>> START

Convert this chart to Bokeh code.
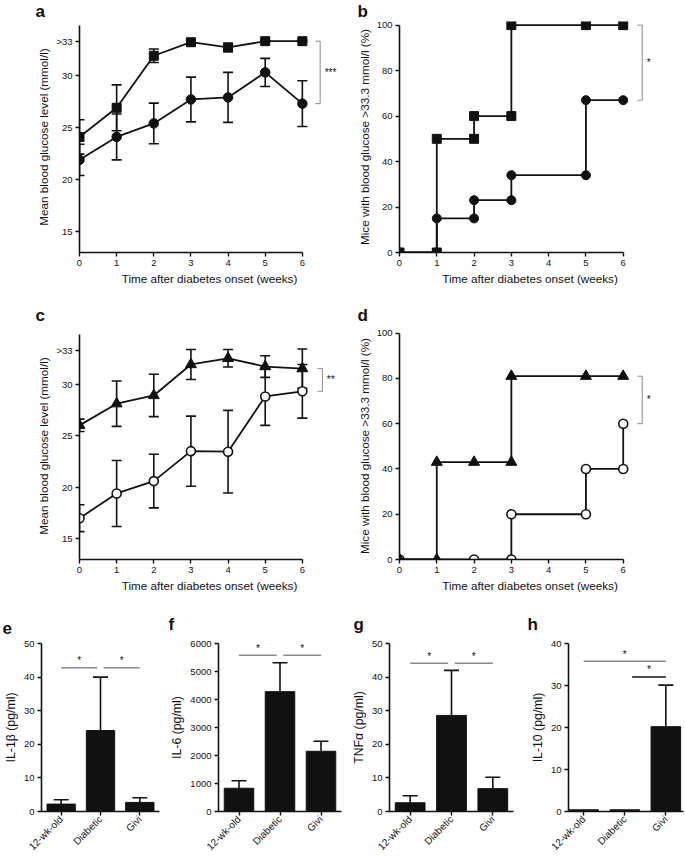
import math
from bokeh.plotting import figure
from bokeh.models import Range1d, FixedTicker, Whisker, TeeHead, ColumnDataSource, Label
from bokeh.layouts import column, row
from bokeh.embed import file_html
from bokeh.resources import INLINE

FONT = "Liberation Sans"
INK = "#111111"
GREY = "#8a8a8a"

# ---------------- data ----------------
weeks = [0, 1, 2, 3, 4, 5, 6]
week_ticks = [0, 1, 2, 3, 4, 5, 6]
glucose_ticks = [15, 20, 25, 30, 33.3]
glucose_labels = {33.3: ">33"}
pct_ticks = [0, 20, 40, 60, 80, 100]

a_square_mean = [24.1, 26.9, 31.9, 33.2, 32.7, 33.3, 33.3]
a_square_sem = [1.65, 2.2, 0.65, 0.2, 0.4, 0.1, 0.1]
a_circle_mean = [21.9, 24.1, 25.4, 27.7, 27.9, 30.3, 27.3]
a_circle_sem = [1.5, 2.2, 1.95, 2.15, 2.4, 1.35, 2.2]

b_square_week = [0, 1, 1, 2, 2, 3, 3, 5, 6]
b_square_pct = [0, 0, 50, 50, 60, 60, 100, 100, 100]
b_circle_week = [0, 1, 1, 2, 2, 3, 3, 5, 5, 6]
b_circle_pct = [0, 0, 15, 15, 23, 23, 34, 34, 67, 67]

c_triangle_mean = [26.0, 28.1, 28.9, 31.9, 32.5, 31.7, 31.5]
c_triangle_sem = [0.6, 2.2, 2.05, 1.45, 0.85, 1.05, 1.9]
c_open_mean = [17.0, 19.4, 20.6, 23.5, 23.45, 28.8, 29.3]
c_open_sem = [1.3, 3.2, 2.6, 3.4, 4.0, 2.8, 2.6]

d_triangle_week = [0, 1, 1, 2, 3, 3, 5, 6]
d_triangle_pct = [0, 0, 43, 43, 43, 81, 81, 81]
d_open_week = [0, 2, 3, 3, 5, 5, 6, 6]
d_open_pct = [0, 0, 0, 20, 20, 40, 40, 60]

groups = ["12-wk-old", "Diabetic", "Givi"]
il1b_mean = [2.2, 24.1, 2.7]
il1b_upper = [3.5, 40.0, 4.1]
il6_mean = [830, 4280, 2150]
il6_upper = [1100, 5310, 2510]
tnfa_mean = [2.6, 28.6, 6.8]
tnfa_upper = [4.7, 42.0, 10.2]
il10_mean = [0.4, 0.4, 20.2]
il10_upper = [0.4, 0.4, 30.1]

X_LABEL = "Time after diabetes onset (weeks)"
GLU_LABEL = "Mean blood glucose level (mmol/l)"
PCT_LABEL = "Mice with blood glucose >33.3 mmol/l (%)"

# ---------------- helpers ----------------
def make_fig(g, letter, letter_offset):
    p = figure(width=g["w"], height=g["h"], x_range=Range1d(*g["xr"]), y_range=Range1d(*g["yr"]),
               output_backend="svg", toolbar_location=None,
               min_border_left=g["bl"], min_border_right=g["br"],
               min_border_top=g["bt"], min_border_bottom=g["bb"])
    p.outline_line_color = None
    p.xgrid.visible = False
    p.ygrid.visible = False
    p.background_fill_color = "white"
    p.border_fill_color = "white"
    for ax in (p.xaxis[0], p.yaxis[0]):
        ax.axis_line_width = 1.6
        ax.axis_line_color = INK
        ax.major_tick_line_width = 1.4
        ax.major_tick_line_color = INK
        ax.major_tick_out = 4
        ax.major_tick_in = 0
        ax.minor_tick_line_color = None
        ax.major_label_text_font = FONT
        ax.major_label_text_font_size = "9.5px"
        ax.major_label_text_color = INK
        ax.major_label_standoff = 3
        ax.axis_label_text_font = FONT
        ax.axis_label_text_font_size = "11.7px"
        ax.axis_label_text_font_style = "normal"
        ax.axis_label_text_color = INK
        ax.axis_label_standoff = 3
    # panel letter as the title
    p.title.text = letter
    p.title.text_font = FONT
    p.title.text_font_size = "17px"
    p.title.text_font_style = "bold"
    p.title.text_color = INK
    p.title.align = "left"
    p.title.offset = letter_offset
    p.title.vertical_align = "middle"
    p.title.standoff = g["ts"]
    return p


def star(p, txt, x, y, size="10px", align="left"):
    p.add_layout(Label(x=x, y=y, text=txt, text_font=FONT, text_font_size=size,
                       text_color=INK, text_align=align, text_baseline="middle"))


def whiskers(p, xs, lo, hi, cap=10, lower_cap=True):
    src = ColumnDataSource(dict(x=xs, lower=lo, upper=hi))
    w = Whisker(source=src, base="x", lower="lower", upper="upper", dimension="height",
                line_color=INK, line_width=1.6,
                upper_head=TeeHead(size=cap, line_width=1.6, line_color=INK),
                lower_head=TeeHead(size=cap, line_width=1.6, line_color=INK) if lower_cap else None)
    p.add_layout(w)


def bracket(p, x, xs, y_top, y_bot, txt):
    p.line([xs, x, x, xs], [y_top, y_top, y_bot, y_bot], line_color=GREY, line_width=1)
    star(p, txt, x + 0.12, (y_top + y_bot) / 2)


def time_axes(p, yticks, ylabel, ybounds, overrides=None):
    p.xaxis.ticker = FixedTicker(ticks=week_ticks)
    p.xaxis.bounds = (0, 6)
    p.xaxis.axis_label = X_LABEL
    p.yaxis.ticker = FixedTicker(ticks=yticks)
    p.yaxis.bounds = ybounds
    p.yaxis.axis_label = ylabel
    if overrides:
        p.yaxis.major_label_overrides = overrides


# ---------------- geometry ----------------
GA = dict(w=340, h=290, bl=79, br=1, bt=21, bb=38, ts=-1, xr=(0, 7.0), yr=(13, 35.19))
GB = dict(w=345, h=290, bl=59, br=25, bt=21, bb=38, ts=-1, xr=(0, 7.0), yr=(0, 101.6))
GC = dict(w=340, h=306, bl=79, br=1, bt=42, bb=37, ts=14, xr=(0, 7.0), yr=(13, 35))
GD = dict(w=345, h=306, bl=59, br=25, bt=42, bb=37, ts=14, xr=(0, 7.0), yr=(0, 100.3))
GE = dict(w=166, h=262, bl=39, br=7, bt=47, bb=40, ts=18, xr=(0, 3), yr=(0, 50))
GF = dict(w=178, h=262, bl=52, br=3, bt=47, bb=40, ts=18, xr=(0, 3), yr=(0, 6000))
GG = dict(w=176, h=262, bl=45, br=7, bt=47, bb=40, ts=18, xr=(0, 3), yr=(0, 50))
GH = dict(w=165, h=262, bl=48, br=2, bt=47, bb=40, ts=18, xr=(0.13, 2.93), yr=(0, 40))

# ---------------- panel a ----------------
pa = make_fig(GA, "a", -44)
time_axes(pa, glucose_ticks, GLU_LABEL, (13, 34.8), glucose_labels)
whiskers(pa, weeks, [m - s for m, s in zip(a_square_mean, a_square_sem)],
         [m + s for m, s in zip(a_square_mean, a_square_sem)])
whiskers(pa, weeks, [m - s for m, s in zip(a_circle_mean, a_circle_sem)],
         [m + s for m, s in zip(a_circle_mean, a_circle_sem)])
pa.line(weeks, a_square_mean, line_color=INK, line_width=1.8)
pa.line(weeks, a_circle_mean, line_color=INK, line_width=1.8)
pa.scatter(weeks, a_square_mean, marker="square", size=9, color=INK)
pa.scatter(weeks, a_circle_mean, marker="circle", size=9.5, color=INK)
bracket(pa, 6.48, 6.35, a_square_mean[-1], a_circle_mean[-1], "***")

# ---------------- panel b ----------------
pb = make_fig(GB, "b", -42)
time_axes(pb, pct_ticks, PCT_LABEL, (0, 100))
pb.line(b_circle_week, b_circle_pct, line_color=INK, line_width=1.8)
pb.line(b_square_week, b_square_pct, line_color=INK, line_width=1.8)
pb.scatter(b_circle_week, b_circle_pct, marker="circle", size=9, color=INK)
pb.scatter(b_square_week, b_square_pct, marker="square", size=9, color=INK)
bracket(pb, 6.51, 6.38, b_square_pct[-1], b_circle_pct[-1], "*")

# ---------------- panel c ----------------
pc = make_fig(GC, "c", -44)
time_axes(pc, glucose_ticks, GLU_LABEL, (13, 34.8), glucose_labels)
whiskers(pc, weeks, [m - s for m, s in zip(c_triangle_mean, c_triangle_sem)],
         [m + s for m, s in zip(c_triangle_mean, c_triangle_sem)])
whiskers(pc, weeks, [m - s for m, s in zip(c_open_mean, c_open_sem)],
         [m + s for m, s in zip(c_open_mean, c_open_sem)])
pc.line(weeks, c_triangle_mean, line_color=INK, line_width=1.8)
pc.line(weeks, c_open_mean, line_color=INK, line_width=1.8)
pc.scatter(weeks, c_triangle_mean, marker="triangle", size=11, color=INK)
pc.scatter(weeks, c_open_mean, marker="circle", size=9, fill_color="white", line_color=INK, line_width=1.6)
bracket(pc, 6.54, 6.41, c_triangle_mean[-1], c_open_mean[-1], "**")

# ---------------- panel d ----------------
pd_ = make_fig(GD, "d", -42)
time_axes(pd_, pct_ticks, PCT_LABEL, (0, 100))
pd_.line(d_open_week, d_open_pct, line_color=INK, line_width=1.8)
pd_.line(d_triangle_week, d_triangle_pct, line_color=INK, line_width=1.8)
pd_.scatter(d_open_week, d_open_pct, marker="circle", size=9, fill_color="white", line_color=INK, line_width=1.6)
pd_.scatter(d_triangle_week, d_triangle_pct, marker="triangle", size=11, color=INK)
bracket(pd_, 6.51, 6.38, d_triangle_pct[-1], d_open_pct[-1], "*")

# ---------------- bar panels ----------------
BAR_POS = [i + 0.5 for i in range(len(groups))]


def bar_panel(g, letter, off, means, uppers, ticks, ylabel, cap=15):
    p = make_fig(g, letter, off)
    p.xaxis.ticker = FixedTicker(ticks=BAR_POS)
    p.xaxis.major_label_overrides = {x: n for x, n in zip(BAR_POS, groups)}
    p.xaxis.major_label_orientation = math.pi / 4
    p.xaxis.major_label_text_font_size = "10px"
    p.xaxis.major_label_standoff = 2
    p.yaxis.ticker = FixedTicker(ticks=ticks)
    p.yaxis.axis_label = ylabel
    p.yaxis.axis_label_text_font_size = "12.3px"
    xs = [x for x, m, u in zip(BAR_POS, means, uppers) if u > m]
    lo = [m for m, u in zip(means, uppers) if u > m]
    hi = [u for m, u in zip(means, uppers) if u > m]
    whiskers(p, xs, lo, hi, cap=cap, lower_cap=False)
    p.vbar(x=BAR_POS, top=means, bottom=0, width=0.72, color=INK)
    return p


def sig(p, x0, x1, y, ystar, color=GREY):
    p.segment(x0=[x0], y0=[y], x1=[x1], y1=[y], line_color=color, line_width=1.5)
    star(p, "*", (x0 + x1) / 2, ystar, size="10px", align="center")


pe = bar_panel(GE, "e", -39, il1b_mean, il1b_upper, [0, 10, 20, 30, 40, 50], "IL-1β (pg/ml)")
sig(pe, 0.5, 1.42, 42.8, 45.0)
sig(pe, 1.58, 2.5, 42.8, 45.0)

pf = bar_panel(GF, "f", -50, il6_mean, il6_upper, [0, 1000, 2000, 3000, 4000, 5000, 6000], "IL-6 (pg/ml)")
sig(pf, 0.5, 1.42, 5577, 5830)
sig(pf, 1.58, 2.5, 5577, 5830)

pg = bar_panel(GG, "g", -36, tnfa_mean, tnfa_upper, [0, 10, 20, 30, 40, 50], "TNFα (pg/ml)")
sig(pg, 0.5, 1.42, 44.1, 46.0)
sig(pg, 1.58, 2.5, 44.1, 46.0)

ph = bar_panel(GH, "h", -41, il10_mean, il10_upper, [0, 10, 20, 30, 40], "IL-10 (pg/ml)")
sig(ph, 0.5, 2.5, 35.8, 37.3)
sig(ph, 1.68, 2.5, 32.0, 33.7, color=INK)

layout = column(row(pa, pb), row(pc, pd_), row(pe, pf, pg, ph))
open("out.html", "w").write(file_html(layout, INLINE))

>> END

Repeat, word for word and with no pictures, only the lines running from the beginning of the data to the line that contains "from bokeh.resources import INLINE".

> **Result of this exercise**
Convert this chart to Bokeh code.
import math
from bokeh.plotting import figure
from bokeh.models import Range1d, FixedTicker, Whisker, TeeHead, ColumnDataSource, Label
from bokeh.layouts import column, row
from bokeh.embed import file_html
from bokeh.resources import INLINE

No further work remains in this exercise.